Nous sommes en 1922, plus précisément le 13 février, au cours de leur réunion matinale M. Henri Kratz et M. Xavier Grandvoinnet décident, au livre des PROCÉS VERBAUX DES DÉCISIONS (cf. photo), la construction d’un Jouet EXCEPTIONNEL, une voiture à pédales équipée d’un MOTEUR MÉCANIQUE,
« muni d’un appareil qui permettra la propulsion mécanique. Le dispositif imaginé par M. Grandvoinnet parait donner toute satisfaction et sa mise au point sera poursuivie activement. etc. » (cf. Livre des Procès Verbaux des Décisions)
9 mois plus tard, Le catalogue EURÉKA de fin d’année 1922 proposera le premier modèle SPORT, une VOITURE A PEDALES A MOTEUR MÉCANIQUE.. Tous les modèles dénommés « SPORT » qui suivront seront équipés de ce moteur performant qui sera sans cesse amélioré pour aboutir au dernier :« GRAND-PRIX ».
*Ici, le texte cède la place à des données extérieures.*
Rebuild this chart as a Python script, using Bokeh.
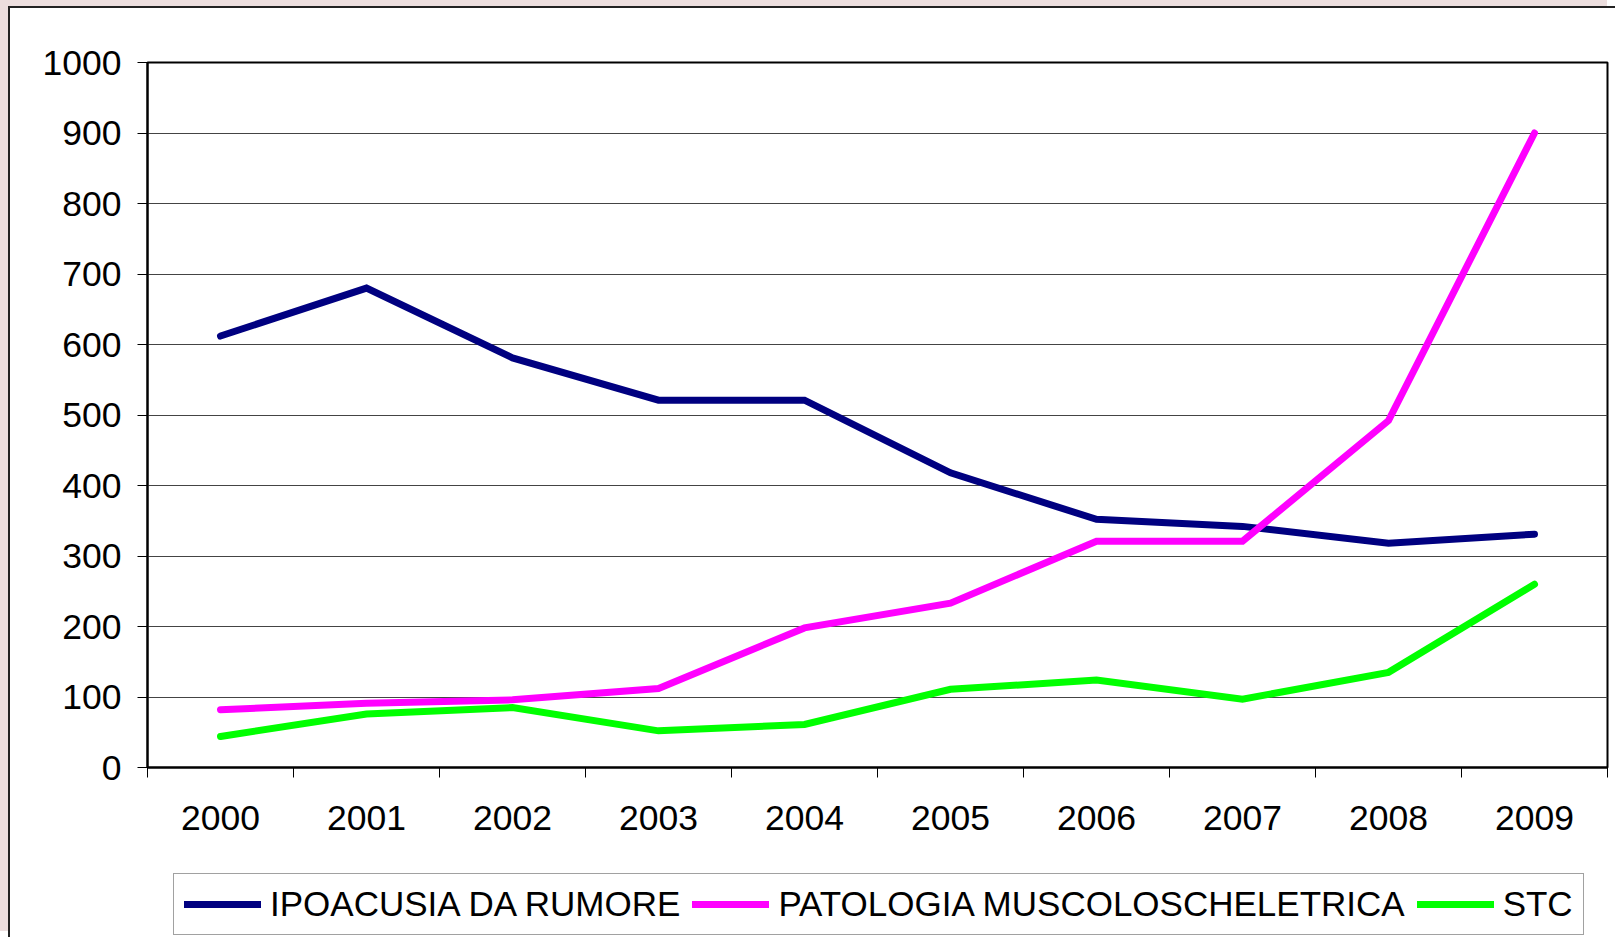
from bokeh.plotting import figure
from bokeh.models import FixedTicker, Legend, LegendItem, ColumnDataSource, Range1d
from bokeh.layouts import column
from bokeh.embed import file_html
from bokeh.resources import INLINE

years = ["2000", "2001", "2002", "2003", "2004", "2005", "2006", "2007", "2008", "2009"]
ipoacusia = [612, 680, 581, 521, 521, 418, 352, 342, 318, 331]
patologia = [82, 91, 96, 112, 198, 233, 321, 321, 492, 900]
stc = [44, 76, 85, 52, 61, 111, 124, 97, 135, 260]
names = ["IPOACUSIA DA RUMORE", "PATOLOGIA MUSCOLOSCHELETRICA", "STC"]
colors = ["#000080", "#FF00FF", "#00FF00"]
y_ticks = [0, 100, 200, 300, 400, 500, 600, 700, 800, 900, 1000]

FONT = "Liberation Sans"
LW = 7
TICK_FS = "35.5px"
LEG_FS = "35px"

xs = [i + 0.5 for i in range(len(years))]
src = ColumnDataSource(dict(x=xs, a=ipoacusia, b=patologia, c=stc))

fig = figure(width=1607, height=850, output_backend="svg", toolbar_location=None,
             x_range=(0, len(years)), y_range=(0, 1000),
             min_border_left=137, min_border_top=54, min_border_right=10, min_border_bottom=91)
fig.background_fill_color = "white"
fig.border_fill_color = "white"
fig.outline_line_color = "black"
fig.outline_line_width = 2

for col, c in zip(["a", "b", "c"], colors):
    fig.line("x", col, source=src, line_color=c, line_width=LW, line_cap="round", line_join="miter")

# x axis: labels at category centres, ticks at category boundaries (minor ticks)
fig.xaxis.ticker = FixedTicker(ticks=xs, minor_ticks=list(range(len(years) + 1)))
fig.xaxis.major_label_overrides = {x: y for x, y in zip(xs, years)}
fig.xaxis.major_tick_out = 0
fig.xaxis.major_tick_in = 0
fig.xaxis.major_tick_line_color = None
fig.xaxis.minor_tick_out = 10
fig.xaxis.minor_tick_in = 0
fig.xaxis.minor_tick_line_color = "black"
fig.xaxis.minor_tick_line_width = 1
fig.xaxis.axis_line_color = "black"
fig.xaxis.axis_line_width = 2
fig.xaxis.major_label_standoff = 28
fig.xaxis.major_label_text_font = FONT
fig.xaxis.major_label_text_font_size = TICK_FS
fig.xaxis.major_label_text_color = "black"

fig.yaxis.ticker = FixedTicker(ticks=y_ticks)
fig.yaxis.major_tick_out = 10
fig.yaxis.major_tick_in = 0
fig.yaxis.major_tick_line_color = "black"
fig.yaxis.minor_tick_line_color = None
fig.yaxis.axis_line_color = "black"
fig.yaxis.axis_line_width = 2
fig.yaxis.major_label_standoff = 16
fig.yaxis.major_label_text_font = FONT
fig.yaxis.major_label_text_font_size = TICK_FS
fig.yaxis.major_label_text_color = "black"

fig.xgrid.grid_line_color = None
fig.ygrid.ticker = FixedTicker(ticks=y_ticks)
fig.ygrid.grid_line_color = "#444444"
fig.ygrid.grid_line_width = 1

# legend strip below the chart (its frame is aligned with the chart's frame)
leg = figure(width=1607, height=81, output_backend="svg", toolbar_location=None,
             x_range=Range1d(0, 1), y_range=Range1d(0, 1),
             x_axis_location=None, y_axis_location=None,
             min_border_left=0, min_border_right=0, min_border_top=0, min_border_bottom=0)
leg.outline_line_color = None
leg.xgrid.grid_line_color = None
leg.ygrid.grid_line_color = None
leg.border_fill_color = "white"
leg.background_fill_color = "white"
# proxy renderers kept outside the visible range; they only supply legend glyphs
proxy = ColumnDataSource(dict(x=[5, 6], y=[5, 6]))
items = []
for n, c in zip(names, colors):
    r = leg.line("x", "y", source=proxy, line_color=c, line_width=LW, line_cap="round")
    items.append(LegendItem(label=n, renderers=[r]))

legend = Legend(items=items, orientation="horizontal", location=(26, 4))
legend.label_text_font = FONT
legend.label_text_font_size = LEG_FS
legend.label_text_color = "black"
legend.glyph_width = 77
legend.glyph_height = 30
legend.label_standoff = 9
legend.spacing = 12
legend.padding = 10
legend.margin = 0
legend.border_line_color = "#444444"
legend.border_line_width = 1.5
legend.background_fill_color = "white"
leg.add_layout(legend, "center")

p = column(fig, leg, spacing=0, margin=(8, 0, 0, 10),
           styles={"box-shadow": "-2px -2px 0 0 #222222, -10px -8px 0 0 #ecdede"})

open("out.html", "w").write(file_html(p, INLINE))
Voyons aujourd’hui cette fameuse SPORT 22, EK1, la première voiture à pédales construite PAR EURÉKA, un peu plus en détail.
Ce modèle à fait l’objet de 3 brevets, de septembre 1921 à décembre 1922.
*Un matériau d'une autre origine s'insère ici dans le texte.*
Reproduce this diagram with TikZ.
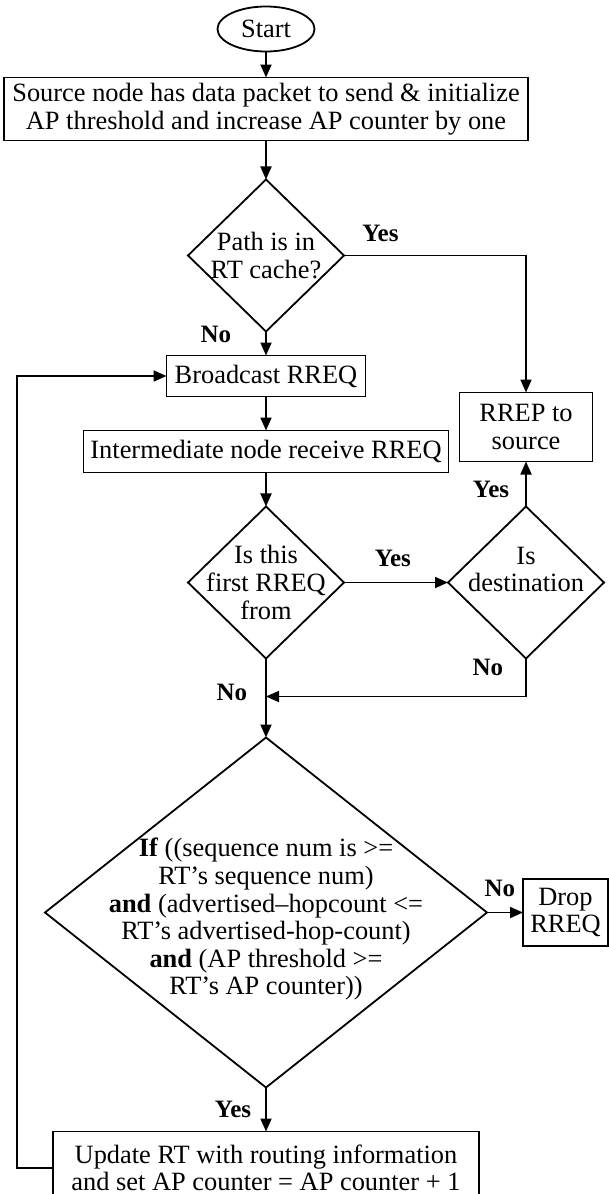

N’oublions pas que depuis le début de son entreprise, en 1882, M. Kratz est un ferblantier, les parties en tôle de cette auto sont donc en fer blanc, fine feuille de tôle d’acier trempée dans un bain d’étain.
On comprend mieux, en regardant attentivement mon exemplaire en ÉTAT D’ORIGINE, que bien qu’il ne présente aucune trace d’oxydation, et comme la couche d’apprêt n’a jamais été l’apanage d’Eureka, la raison pour laquelle la peinture de son capot et de son siège se décolle partiellement sur ce fer « étamé ».
M. Grandvoinnet, ingénieur dernièrement embauché, modifiera un peu plus tard l’utilisation des matières premières..
L’allure générale de cette auto, et notamment son faux radiateur, rappelle indéniablement les Chenard & Walcker, tout comme les suivantes Sport 23 et Sport 24. (la BB 25 sera la première à vouloir se référer aux Bugatti).
Sa construction, comme celles de nombreuses voitures à pédales de cette époque, sur un châssis et une caisse en bois de hêtre vernis, n’utilise que peu de métal mais sa mécanique innovante est unique et redoutable.
M. Grandvoinnet a conçu là un système qu’il utilisera, en l’améliorant à chaque fois, sur chacun de ses modèles Sport, et que l’on ne retrouvera jamais sur un autre jouet, hormis chez Violletta qui s’inspirera de ce système performant pour en équiper ses fameux bateaux à pédales RIVA ARISTON JUNIOR.
Afin de construire une auto digne de ce nom, à cause de la vitesse obtenue, il faut penser au freinage, et c’est le principe de la sangle en feuillard sur un tambour qui est retenu, celui-ci perdurera. Un levier, par traction manuelle sur une tringle, serre la sangle de frein autour du tambour en hêtre.
Pour la marche arrière il faut débrayer, cette action est confiée à un autre levier à main et à une tringle qui, par traction, fait coulisser le pignon d’entrainement de l’essieu moteur pour assurer une roue libre.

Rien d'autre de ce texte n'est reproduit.